Apostolic Boasting

Tom Ascol
| 2 Corinthians 11

Pastor Tom Ascol continuing in his series on 2 Corinthians opens God’s Word in Chapter 11:1 – 33 with a message entitled “Apostolic Boasting.” In an ancient document called “The Deeds of the Divine Augustus,” the Roman Emperor Caesar Augustus boasted about many of his accomplishments. He fell, just as the false teachers in today’s passage fell, to the temptation to promote themselves usually at the expense of others but, more importantly, at the expense of the glory due God.

The boasting of the false teachers was apparently wreaking havoc on the church. Paul, therefore, felt it necessary to boast for several reasons. Paul seeks not glory for himself but rather aims the boasting to give glory to the god that has enabled him. Paul starts by expressing concern for their spiritual well-being. Paul expresses reservation about boasting of his work among them and makes sure the Corinthians understand how foolish he feels. Yet he is jealous for them. He knows they are vulnerable as evidenced by their gullibility in listening to the false teachers. Surprised at how they have left his teaching to follow these false teachers he makes the point he is not inferior to them. Though he does not necessarily rely on eloquence, it is the quality of the message he preaches that sets him apart and above from these philosophical so-called super-apostles. It is the gospel alone that causes change in the hearts of people.

Paul uses his boasts to express his love of the Corinthians. He will not change his practice because others attack him. He is a messenger from God while these false teachers are servants of Satan. Calling others servants of Satan is a serious charge but Paul does not shrink form that charge. They have misled the saints and continue so to do. Interestingly, even today this happens. Only as we seriously study and become knowledgeable in God’s Word can we defend the true faith.

A major characteristic of Paul’s boasting is in exposing the folly of the false teachers’ boasting. The Corinthians have foolishly fallen for the false teachers’ boasting. They have willing exchanged the truth for lies. Not only are they servants of Satan but they are no better ethnically than Paul. Paul goes through his ethnic bona fides. He moves on to the many trials he has experienced as a servant of Christ. He boasts not that he has suffered but that the Lord has enabled and blessed his suffering. This would not be the boasting the false teachers would have expected; Paul did not list his accomplishments. Rather, he boasts in his weakness. Who has more credibility, ones who have manipulated people to pay them for their teaching or the man who has repeatedly suffered physically, emotionally, spiritually, and relationally for the sake of the gospel?

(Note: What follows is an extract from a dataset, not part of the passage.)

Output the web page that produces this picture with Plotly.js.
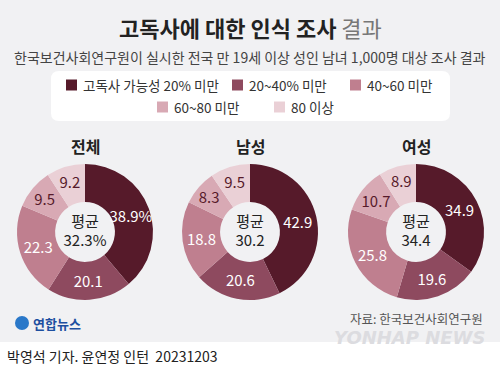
<!DOCTYPE html>
<html><head><meta charset="utf-8">
<script src="https://cdn.plot.ly/plotly-3.0.1.min.js"></script>
<style>html,body{margin:0;padding:0;background:#f1f1f3;}#chart{width:500px;height:369px;}</style>
</head><body><div id="chart"></div>
<script>
const categories = ['고독사 가능성 20% 미만', '20~40% 미만', '40~60 미만', '60~80 미만', '80 이상'];
const groups = ['전체', '남성', '여성'];
const totalValues = [38.9, 20.1, 22.3, 9.5, 9.2];
const maleValues = [42.9, 20.6, 18.8, 8.3, 9.5];
const femaleValues = [34.9, 19.6, 25.8, 10.7, 8.9];
const averages = ['32.3%', '30.2', '34.4'];
const colors = ['#561a2a', '#8e4a5f', '#bf7f8f', '#d8a9b4', '#ead0d6'];
const textColors = ['#ffffff', '#ffffff', '#ffffff', '#561a2a', '#561a2a'];

const FONT = 'Noto Sans CJK KR, Noto Sans, sans-serif';
const W = 500, H = 369;
const px = x => x / W;
const py = y => 1 - y / H;

const seriesList = [totalValues, maleValues, femaleValues];
const centersX = [85, 250, 416];
const cy = 232, R = 68;

const traces = seriesList.map((vals, i) => ({
  type: 'pie',
  values: vals,
  labels: categories,
  text: vals.map((v, j) => (i === 0 && j === 0) ? v.toFixed(1) + '%' : v.toFixed(1)),
  textinfo: 'text',
  textposition: 'inside',
  insidetextorientation: 'horizontal',
  insidetextfont: {family: FONT, size: 15, color: textColors},
  hoverinfo: 'label+value',
  sort: false,
  direction: 'clockwise',
  rotation: 0,
  hole: 0.44,
  marker: {colors: colors, line: {width: 0}},
  showlegend: false,
  title: {text: '평균<br>' + averages[i], position: 'middle center', font: {family: FONT, size: 15, color: '#222'}},
  domain: {x: [px(centersX[i] - R), px(centersX[i] + R)], y: [py(cy + R), py(cy - R)]}
}));

const annotations = [];
const shapes = [];

// Title
annotations.push({xref: 'paper', yref: 'paper', x: 0.5, y: py(27), xanchor: 'center', yanchor: 'middle', showarrow: false,
  text: '<b>고독사에 대한 인식 조사</b> <span style="color:#777">결과</span>', font: {family: FONT, size: 22, color: '#222'}});
annotations.push({xref: 'paper', yref: 'paper', x: 0.5, y: py(57), xanchor: 'center', yanchor: 'middle', showarrow: false,
  text: '한국보건사회연구원이 실시한 전국 만 19세 이상 성인 남녀 1,000명 대상 조사 결과', font: {family: FONT, size: 14, color: '#444'}});

// Legend box
const bx0 = 51, bx1 = 450, by0 = 71, by1 = 121, r = 8;
shapes.push({type: 'path', xref: 'paper', yref: 'paper', fillcolor: '#ffffff', line: {width: 0}, layer: 'below',
  path: `M ${px(bx0 + r)} ${py(by0)} L ${px(bx1 - r)} ${py(by0)} Q ${px(bx1)} ${py(by0)} ${px(bx1)} ${py(by0 + r)} L ${px(bx1)} ${py(by1 - r)} Q ${px(bx1)} ${py(by1)} ${px(bx1 - r)} ${py(by1)} L ${px(bx0 + r)} ${py(by1)} Q ${px(bx0)} ${py(by1)} ${px(bx0)} ${py(by1 - r)} L ${px(bx0)} ${py(by0 + r)} Q ${px(bx0)} ${py(by0)} ${px(bx0 + r)} ${py(by0)} Z`});
const legendPos = [[66, 85], [232, 85], [350, 85], [157, 107], [274, 107]];
categories.forEach((c, i) => {
  const [lx, ly] = legendPos[i];
  shapes.push({type: 'rect', xref: 'paper', yref: 'paper', x0: px(lx), x1: px(lx + 11), y0: py(ly + 5.5), y1: py(ly - 5.5), fillcolor: colors[i], line: {width: 0}});
  annotations.push({xref: 'paper', yref: 'paper', x: px(lx + 15), y: py(ly), xanchor: 'left', yanchor: 'middle', showarrow: false,
    text: c, font: {family: FONT, size: 13.5, color: '#333'}});
});

// Group titles
groups.forEach((g, i) => {
  annotations.push({xref: 'paper', yref: 'paper', x: px(centersX[i]), y: py(146), xanchor: 'center', yanchor: 'middle', showarrow: false,
    text: '<b>' + g + '</b>', font: {family: FONT, size: 16, color: '#222'}});
});

// Footer
annotations.push({xref: 'paper', yref: 'paper', x: px(485), y: py(318), xanchor: 'right', yanchor: 'middle', showarrow: false,
  text: '자료: 한국보건사회연구원', font: {family: FONT, size: 12.5, color: '#555'}});
annotations.push({xref: 'paper', yref: 'paper', x: px(487), y: py(337), xanchor: 'right', yanchor: 'middle', showarrow: false,
  text: '<b><i>YONHAP NEWS</i></b>', font: {family: 'DejaVu Sans, sans-serif', size: 18, color: '#dcdce0'}});
annotations.push({xref: 'paper', yref: 'paper', x: px(31), y: py(323), xanchor: 'left', yanchor: 'middle', showarrow: false,
  text: '<b>연합뉴스</b>', font: {family: FONT, size: 13, color: '#1d4fa0'}});
shapes.push({type: 'circle', xref: 'paper', yref: 'paper', x0: px(15), x1: px(29), y0: py(330), y1: py(316), fillcolor: '#2a78c9', line: {width: 0}});
shapes.push({type: 'rect', xref: 'paper', yref: 'paper', x0: 0, x1: 1, y0: 0, y1: py(342), fillcolor: '#ffffff', line: {width: 0}, layer: 'below'});
annotations.push({xref: 'paper', yref: 'paper', x: px(5), y: py(356), xanchor: 'left', yanchor: 'middle', showarrow: false,
  text: '박영석 기자. 윤연정 인턴  20231203', font: {family: FONT, size: 14, color: '#222'}});

const layout = {
  width: W, height: H,
  margin: {l: 0, r: 0, t: 0, b: 0},
  paper_bgcolor: '#f1f1f3',
  plot_bgcolor: '#f1f1f3',
  font: {family: FONT},
  uniformtext: {minsize: 14.5, mode: 'show'},
  annotations: annotations,
  shapes: shapes,
  showlegend: false
};

Plotly.newPlot('chart', traces, layout, {displayModeBar: false, staticPlot: true});
</script>
</body></html>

Paul’s résumé was unlike Augustus’s “The Deeds of the Divine Augustus” in every regard. He did not seek to bring glory to himself or impress men. Rather he sought the glory of God in all his boasting, boasting which took place only to encourage the Corinthian church to return to the love of and adherence to the Gospel of Jesus Christ. Non-believers should ask themselves why anyone would live sacrificially like Paul lived unless they had experienced the reality of the truth of the gospel in their lives. If that truth led Paul we all too should be so led to follow Jesus Christ.